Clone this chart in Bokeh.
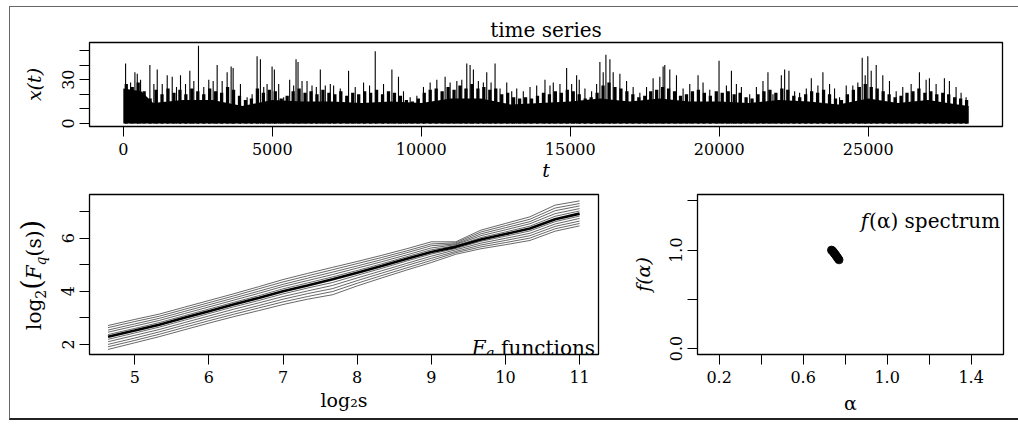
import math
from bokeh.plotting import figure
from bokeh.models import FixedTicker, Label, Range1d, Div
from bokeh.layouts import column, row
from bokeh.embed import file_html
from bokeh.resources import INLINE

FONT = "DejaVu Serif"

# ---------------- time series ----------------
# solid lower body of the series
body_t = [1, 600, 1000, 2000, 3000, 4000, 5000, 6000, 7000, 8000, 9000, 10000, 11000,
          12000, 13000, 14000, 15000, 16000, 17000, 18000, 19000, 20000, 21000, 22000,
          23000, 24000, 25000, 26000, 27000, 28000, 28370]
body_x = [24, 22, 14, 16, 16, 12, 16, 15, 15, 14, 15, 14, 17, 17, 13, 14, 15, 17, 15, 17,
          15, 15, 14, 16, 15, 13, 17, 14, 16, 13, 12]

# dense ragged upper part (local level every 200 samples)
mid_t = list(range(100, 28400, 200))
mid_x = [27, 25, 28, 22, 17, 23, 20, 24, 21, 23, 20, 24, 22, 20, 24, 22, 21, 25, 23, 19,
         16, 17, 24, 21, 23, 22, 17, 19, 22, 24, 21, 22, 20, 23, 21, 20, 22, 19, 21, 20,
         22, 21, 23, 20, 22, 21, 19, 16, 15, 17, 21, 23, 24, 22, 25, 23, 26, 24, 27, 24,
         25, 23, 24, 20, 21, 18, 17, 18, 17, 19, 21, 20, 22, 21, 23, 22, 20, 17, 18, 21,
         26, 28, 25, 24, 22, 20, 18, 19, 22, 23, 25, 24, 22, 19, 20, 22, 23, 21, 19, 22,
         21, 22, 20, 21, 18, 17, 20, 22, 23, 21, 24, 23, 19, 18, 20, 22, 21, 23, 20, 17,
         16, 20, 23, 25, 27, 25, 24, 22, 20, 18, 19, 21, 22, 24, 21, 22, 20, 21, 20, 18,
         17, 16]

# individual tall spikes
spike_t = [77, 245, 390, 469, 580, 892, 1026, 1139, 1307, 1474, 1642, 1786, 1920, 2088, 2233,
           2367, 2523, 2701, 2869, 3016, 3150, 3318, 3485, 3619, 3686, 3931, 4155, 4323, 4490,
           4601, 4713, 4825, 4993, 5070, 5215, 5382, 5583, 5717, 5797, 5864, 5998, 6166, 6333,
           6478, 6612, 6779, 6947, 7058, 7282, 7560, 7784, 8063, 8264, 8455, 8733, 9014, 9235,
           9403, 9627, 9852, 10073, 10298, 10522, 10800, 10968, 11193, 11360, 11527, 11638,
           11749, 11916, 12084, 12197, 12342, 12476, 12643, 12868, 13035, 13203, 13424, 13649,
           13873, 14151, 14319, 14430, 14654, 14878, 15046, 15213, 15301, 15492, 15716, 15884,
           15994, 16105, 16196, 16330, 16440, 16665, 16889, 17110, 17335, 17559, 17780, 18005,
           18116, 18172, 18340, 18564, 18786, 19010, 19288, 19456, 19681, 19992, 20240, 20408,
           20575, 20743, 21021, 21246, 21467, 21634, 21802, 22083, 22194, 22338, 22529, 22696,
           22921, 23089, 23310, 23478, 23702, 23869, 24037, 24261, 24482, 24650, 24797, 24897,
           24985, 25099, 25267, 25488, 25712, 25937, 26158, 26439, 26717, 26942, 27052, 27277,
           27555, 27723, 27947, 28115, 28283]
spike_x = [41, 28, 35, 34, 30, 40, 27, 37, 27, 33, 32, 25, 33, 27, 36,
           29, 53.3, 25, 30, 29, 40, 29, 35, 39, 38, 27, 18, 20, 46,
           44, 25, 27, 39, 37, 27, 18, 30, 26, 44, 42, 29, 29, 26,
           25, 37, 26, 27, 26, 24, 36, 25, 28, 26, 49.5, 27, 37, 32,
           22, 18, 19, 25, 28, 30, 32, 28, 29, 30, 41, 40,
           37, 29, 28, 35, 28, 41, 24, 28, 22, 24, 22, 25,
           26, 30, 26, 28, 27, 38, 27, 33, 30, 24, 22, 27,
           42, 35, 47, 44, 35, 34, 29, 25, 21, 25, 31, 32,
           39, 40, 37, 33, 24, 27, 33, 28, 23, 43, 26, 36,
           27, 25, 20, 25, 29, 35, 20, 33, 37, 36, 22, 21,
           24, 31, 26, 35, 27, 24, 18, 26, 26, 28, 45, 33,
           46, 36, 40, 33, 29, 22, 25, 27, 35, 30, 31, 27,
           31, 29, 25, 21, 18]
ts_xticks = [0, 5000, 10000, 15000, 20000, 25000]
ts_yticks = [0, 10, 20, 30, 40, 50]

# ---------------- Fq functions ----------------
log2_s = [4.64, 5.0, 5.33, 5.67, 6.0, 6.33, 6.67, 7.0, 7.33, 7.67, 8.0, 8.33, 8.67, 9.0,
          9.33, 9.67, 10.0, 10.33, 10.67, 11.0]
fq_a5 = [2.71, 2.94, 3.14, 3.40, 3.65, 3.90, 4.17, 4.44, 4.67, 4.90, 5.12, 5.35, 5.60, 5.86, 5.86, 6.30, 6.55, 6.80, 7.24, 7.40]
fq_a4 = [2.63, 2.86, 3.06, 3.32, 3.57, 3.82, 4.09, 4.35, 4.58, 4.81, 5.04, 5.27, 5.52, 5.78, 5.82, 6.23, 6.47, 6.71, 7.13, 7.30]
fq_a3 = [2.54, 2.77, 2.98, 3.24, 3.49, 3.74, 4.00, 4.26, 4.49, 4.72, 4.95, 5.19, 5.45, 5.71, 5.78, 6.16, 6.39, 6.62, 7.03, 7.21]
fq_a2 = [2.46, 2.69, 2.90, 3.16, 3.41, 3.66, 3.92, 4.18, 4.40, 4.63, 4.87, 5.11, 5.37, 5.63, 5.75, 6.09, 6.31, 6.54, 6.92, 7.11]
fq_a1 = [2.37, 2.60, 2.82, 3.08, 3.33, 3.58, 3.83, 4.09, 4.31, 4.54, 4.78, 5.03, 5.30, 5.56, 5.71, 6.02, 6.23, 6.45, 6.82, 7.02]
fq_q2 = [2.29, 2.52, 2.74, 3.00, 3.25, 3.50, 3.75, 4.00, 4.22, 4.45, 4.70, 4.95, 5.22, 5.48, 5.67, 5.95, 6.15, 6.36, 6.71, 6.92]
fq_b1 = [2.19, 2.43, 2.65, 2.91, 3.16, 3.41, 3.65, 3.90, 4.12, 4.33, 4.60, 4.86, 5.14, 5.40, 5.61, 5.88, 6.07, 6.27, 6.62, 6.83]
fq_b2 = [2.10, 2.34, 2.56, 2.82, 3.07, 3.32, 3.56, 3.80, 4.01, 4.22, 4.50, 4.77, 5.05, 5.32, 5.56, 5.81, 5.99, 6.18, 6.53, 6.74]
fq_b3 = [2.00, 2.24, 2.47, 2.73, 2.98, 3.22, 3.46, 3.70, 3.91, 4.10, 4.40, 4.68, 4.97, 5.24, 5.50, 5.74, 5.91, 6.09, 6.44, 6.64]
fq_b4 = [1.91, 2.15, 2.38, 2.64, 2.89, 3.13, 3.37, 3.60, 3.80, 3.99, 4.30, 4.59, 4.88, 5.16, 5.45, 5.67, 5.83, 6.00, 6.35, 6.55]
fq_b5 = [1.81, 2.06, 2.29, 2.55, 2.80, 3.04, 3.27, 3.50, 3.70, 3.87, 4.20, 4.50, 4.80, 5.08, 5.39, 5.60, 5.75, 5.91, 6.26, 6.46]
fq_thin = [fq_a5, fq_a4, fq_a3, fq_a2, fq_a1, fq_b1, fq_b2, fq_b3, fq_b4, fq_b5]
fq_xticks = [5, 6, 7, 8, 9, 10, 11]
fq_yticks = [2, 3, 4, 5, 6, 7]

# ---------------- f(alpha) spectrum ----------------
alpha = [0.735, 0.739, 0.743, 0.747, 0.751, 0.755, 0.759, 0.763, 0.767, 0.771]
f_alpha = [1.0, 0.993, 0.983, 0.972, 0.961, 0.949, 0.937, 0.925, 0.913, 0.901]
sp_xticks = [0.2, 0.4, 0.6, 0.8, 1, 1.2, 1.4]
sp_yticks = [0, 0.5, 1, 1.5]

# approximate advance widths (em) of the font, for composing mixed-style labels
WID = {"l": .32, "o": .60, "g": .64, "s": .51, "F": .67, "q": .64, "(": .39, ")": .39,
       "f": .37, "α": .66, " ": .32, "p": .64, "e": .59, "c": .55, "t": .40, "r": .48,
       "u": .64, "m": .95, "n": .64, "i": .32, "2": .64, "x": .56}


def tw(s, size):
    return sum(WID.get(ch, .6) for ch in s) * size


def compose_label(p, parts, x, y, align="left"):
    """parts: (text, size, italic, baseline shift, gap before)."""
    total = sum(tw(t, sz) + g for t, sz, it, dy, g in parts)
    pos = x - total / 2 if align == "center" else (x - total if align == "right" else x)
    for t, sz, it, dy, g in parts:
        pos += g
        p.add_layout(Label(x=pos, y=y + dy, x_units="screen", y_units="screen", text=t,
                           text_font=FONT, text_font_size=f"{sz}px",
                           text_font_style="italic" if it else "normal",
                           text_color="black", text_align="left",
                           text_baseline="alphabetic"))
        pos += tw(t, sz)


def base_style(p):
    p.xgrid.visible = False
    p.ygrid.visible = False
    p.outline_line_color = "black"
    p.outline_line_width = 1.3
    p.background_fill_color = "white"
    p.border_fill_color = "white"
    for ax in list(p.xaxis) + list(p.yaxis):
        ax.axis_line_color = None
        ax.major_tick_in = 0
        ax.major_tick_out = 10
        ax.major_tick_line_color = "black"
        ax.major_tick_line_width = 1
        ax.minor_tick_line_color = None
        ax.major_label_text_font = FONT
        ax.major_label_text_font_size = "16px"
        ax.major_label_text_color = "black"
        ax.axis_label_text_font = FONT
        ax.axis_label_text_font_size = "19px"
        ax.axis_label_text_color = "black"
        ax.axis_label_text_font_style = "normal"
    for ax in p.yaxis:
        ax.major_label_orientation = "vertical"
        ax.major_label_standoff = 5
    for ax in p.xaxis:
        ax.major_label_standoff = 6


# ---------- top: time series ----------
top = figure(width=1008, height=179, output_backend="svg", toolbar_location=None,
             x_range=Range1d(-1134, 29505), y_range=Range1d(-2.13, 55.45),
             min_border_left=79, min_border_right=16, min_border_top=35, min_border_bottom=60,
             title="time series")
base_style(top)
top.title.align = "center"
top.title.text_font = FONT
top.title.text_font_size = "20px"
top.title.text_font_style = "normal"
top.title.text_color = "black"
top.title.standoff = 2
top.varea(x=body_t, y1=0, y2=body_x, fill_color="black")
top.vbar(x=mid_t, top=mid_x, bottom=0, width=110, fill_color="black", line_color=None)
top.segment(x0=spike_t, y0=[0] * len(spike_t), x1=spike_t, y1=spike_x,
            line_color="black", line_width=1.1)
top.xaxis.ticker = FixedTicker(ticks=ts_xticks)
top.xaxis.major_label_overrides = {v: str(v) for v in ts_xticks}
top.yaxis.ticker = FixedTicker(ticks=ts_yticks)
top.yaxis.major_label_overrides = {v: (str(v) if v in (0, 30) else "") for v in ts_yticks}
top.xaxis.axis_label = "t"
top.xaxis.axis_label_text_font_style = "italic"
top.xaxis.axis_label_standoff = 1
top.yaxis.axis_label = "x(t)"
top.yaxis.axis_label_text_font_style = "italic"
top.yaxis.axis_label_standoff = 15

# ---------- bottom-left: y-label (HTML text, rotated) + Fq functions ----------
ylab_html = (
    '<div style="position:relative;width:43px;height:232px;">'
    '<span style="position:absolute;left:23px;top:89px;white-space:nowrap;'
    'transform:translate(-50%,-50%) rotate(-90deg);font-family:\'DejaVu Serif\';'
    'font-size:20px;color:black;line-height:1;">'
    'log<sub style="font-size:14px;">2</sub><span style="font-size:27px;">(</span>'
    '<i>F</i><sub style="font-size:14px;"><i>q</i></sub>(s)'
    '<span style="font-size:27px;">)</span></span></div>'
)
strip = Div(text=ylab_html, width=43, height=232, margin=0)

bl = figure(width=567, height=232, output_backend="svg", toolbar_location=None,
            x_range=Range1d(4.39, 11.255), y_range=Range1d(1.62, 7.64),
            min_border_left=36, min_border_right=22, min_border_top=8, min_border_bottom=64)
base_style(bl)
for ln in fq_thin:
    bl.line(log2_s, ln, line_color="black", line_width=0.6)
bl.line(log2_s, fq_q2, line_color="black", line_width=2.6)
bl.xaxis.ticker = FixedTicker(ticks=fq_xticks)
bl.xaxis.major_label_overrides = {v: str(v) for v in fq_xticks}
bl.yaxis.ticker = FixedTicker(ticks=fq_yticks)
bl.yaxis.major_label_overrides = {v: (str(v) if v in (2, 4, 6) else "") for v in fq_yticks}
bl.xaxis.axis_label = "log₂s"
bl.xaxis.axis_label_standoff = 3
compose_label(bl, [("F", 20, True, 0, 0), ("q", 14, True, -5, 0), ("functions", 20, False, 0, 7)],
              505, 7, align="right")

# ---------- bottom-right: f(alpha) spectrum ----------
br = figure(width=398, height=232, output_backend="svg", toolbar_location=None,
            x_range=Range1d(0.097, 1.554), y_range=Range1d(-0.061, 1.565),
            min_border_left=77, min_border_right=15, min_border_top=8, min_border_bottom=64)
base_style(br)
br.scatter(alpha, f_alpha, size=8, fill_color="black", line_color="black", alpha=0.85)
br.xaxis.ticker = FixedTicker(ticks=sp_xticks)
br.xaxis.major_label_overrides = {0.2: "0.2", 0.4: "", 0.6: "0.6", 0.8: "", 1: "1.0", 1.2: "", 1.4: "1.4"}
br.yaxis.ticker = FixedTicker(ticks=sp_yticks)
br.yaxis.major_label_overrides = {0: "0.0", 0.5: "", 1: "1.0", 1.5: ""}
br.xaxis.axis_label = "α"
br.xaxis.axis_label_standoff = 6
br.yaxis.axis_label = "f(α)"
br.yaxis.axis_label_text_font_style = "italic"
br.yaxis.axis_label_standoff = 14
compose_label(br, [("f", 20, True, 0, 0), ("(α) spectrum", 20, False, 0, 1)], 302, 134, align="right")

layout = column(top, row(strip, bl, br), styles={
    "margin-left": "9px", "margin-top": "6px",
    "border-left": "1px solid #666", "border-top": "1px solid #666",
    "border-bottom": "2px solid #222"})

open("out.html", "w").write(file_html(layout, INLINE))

[Aim]
Extract, word for word, each line from the top of the data down to and including the line with "15, 15, 14, 16, 15, 13, 17, 14, 16, 13, 12]"; skip the pictures.

[Solved exercise]
Clone this chart in Bokeh.
import math
from bokeh.plotting import figure
from bokeh.models import FixedTicker, Label, Range1d, Div
from bokeh.layouts import column, row
from bokeh.embed import file_html
from bokeh.resources import INLINE

FONT = "DejaVu Serif"

# ---------------- time series ----------------
# solid lower body of the series
body_t = [1, 600, 1000, 2000, 3000, 4000, 5000, 6000, 7000, 8000, 9000, 10000, 11000,
          12000, 13000, 14000, 15000, 16000, 17000, 18000, 19000, 20000, 21000, 22000,
          23000, 24000, 25000, 26000, 27000, 28000, 28370]
body_x = [24, 22, 14, 16, 16, 12, 16, 15, 15, 14, 15, 14, 17, 17, 13, 14, 15, 17, 15, 17,
          15, 15, 14, 16, 15, 13, 17, 14, 16, 13, 12]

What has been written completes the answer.